***** Records for processing *****
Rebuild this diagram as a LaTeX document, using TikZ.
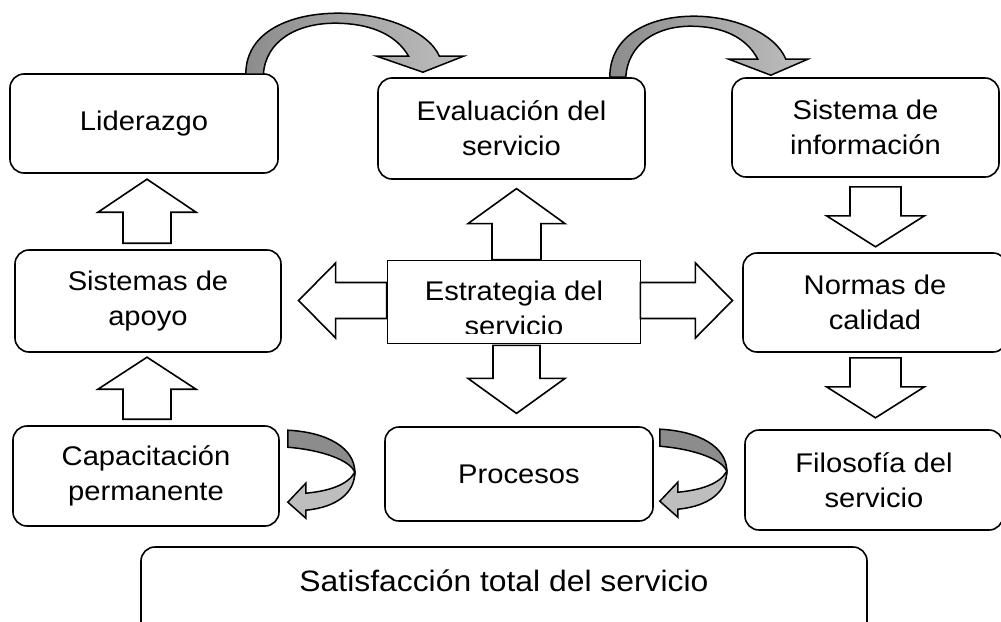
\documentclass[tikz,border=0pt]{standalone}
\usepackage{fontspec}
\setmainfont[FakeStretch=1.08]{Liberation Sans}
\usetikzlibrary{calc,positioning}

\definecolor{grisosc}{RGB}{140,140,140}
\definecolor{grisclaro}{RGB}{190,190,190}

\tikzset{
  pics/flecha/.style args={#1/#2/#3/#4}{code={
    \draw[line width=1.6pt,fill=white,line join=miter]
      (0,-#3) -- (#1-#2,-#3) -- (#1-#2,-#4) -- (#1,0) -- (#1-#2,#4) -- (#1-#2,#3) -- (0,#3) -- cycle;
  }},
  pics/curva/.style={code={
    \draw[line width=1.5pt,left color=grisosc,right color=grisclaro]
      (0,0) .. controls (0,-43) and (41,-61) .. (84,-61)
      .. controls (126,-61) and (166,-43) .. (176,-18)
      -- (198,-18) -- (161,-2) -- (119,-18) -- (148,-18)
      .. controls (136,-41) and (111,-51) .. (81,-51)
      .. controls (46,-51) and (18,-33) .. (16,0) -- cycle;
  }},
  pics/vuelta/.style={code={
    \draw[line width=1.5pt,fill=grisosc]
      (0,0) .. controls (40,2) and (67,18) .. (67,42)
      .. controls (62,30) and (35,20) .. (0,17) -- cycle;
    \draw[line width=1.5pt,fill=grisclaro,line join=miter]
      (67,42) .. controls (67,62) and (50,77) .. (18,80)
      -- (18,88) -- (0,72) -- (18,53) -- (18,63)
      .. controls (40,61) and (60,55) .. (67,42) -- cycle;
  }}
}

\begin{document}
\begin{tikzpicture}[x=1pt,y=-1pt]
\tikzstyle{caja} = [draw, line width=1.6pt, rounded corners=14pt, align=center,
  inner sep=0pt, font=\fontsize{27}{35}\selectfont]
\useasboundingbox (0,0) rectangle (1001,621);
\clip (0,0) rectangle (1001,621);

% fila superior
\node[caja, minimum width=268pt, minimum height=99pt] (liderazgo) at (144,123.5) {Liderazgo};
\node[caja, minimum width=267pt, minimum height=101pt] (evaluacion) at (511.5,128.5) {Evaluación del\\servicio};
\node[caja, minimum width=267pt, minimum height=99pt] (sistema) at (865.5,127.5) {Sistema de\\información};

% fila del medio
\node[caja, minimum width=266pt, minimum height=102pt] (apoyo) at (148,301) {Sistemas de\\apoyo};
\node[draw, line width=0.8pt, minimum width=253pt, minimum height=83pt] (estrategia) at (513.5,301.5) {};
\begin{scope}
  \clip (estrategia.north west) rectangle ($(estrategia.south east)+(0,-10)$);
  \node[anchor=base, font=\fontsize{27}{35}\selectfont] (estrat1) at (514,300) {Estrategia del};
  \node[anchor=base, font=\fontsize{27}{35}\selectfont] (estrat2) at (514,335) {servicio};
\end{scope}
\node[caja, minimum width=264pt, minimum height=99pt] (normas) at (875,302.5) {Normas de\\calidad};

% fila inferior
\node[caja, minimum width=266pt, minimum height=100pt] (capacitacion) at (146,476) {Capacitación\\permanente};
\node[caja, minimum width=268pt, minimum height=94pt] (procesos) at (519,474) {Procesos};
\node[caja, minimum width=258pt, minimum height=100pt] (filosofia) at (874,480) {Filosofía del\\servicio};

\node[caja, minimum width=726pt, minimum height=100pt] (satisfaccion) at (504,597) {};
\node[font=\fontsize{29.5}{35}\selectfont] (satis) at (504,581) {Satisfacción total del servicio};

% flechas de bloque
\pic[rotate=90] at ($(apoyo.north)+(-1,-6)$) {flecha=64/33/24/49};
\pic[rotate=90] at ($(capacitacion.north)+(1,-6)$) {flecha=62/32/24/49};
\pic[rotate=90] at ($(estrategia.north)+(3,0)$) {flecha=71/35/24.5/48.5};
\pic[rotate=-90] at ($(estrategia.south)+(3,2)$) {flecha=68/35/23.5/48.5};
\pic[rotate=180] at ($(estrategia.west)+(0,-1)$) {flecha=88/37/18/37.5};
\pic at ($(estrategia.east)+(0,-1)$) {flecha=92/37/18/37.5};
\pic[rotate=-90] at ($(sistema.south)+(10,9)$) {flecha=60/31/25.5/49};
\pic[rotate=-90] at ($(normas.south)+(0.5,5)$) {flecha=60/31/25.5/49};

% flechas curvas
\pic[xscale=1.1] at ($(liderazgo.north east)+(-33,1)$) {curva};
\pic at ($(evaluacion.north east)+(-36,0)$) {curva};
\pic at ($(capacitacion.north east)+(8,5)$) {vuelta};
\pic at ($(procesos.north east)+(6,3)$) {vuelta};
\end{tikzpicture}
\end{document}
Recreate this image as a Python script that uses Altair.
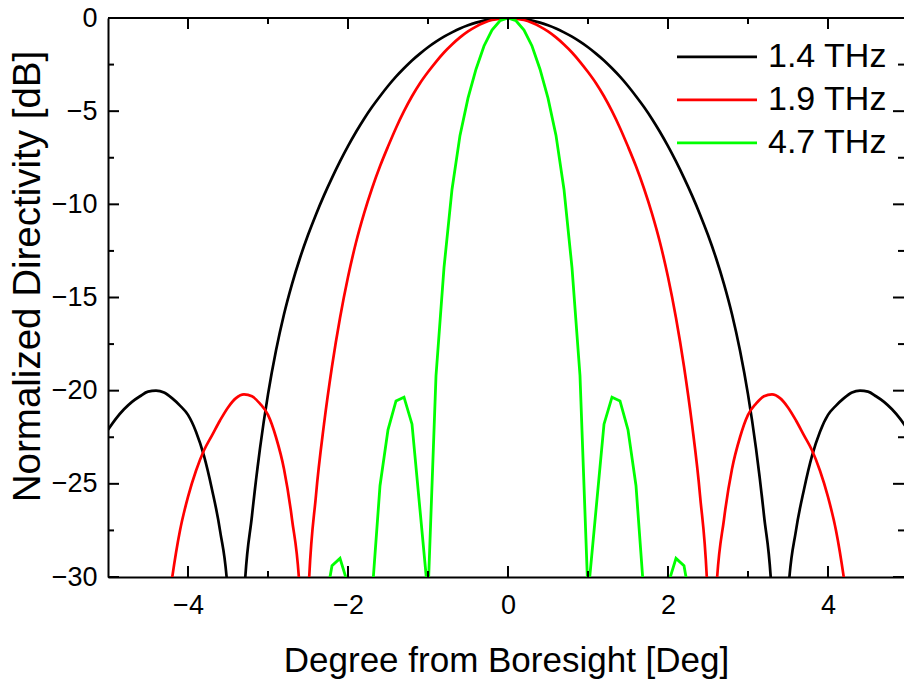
*****
● Exercise brief
All of the lines above should be retyped precisely, apart from the pictures.

● Answer to this exercise
Rebuild this diagram as a LaTeX document, using TikZ.
\documentclass[tikz,border=0pt]{standalone}
\usepackage{fontspec}
\setmainfont[FakeStretch=1.08]{Liberation Sans}
\usetikzlibrary{calc,positioning}

\definecolor{grisosc}{RGB}{140,140,140}
\definecolor{grisclaro}{RGB}{190,190,190}

\tikzset{
  pics/flecha/.style args={#1/#2/#3/#4}{code={
    \draw[line width=1.6pt,fill=white,line join=miter]
      (0,-#3) -- (#1-#2,-#3) -- (#1-#2,-#4) -- (#1,0) -- (#1-#2,#4) -- (#1-#2,#3) -- (0,#3) -- cycle;
  }},
  pics/curva/.style={code={
    \draw[line width=1.5pt,left color=grisosc,right color=grisclaro]
      (0,0) .. controls (0,-43) and (41,-61) .. (84,-61)
      .. controls (126,-61) and (166,-43) .. (176,-18)
      -- (198,-18) -- (161,-2) -- (119,-18) -- (148,-18)
      .. controls (136,-41) and (111,-51) .. (81,-51)
      .. controls (46,-51) and (18,-33) .. (16,0) -- cycle;
  }},
  pics/vuelta/.style={code={
    \draw[line width=1.5pt,fill=grisosc]
      (0,0) .. controls (40,2) and (67,18) .. (67,42)
      .. controls (62,30) and (35,20) .. (0,17) -- cycle;
    \draw[line width=1.5pt,fill=grisclaro,line join=miter]
      (67,42) .. controls (67,62) and (50,77) .. (18,80)
      -- (18,88) -- (0,72) -- (18,53) -- (18,63)
      .. controls (40,61) and (60,55) .. (67,42) -- cycle;
  }}
}

\begin{document}
\begin{tikzpicture}[x=1pt,y=-1pt]
\tikzstyle{caja} = [draw, line width=1.6pt, rounded corners=14pt, align=center,
  inner sep=0pt, font=\fontsize{27}{35}\selectfont]
\useasboundingbox (0,0) rectangle (1001,621);
\clip (0,0) rectangle (1001,621);

% fila superior
\node[caja, minimum width=268pt, minimum height=99pt] (liderazgo) at (144,123.5) {Liderazgo};
\node[caja, minimum width=267pt, minimum height=101pt] (evaluacion) at (511.5,128.5) {Evaluación del\\servicio};
\node[caja, minimum width=267pt, minimum height=99pt] (sistema) at (865.5,127.5) {Sistema de\\información};

% fila del medio
\node[caja, minimum width=266pt, minimum height=102pt] (apoyo) at (148,301) {Sistemas de\\apoyo};
\node[draw, line width=0.8pt, minimum width=253pt, minimum height=83pt] (estrategia) at (513.5,301.5) {};
\begin{scope}
  \clip (estrategia.north west) rectangle ($(estrategia.south east)+(0,-10)$);
  \node[anchor=base, font=\fontsize{27}{35}\selectfont] (estrat1) at (514,300) {Estrategia del};
  \node[anchor=base, font=\fontsize{27}{35}\selectfont] (estrat2) at (514,335) {servicio};
\end{scope}
\node[caja, minimum width=264pt, minimum height=99pt] (normas) at (875,302.5) {Normas de\\calidad};

% fila inferior
\node[caja, minimum width=266pt, minimum height=100pt] (capacitacion) at (146,476) {Capacitación\\permanente};
\node[caja, minimum width=268pt, minimum height=94pt] (procesos) at (519,474) {Procesos};
\node[caja, minimum width=258pt, minimum height=100pt] (filosofia) at (874,480) {Filosofía del\\servicio};

\node[caja, minimum width=726pt, minimum height=100pt] (satisfaccion) at (504,597) {};
\node[font=\fontsize{29.5}{35}\selectfont] (satis) at (504,581) {Satisfacción total del servicio};

% flechas de bloque
\pic[rotate=90] at ($(apoyo.north)+(-1,-6)$) {flecha=64/33/24/49};
\pic[rotate=90] at ($(capacitacion.north)+(1,-6)$) {flecha=62/32/24/49};
\pic[rotate=90] at ($(estrategia.north)+(3,0)$) {flecha=71/35/24.5/48.5};
\pic[rotate=-90] at ($(estrategia.south)+(3,2)$) {flecha=68/35/23.5/48.5};
\pic[rotate=180] at ($(estrategia.west)+(0,-1)$) {flecha=88/37/18/37.5};
\pic at ($(estrategia.east)+(0,-1)$) {flecha=92/37/18/37.5};
\pic[rotate=-90] at ($(sistema.south)+(10,9)$) {flecha=60/31/25.5/49};
\pic[rotate=-90] at ($(normas.south)+(0.5,5)$) {flecha=60/31/25.5/49};

% flechas curvas
\pic[xscale=1.1] at ($(liderazgo.north east)+(-33,1)$) {curva};
\pic at ($(evaluacion.north east)+(-36,0)$) {curva};
\pic at ($(capacitacion.north east)+(8,5)$) {vuelta};
\pic at ($(procesos.north east)+(6,3)$) {vuelta};
\end{tikzpicture}
\end{document}
Recreate this image as a Python script that uses Altair.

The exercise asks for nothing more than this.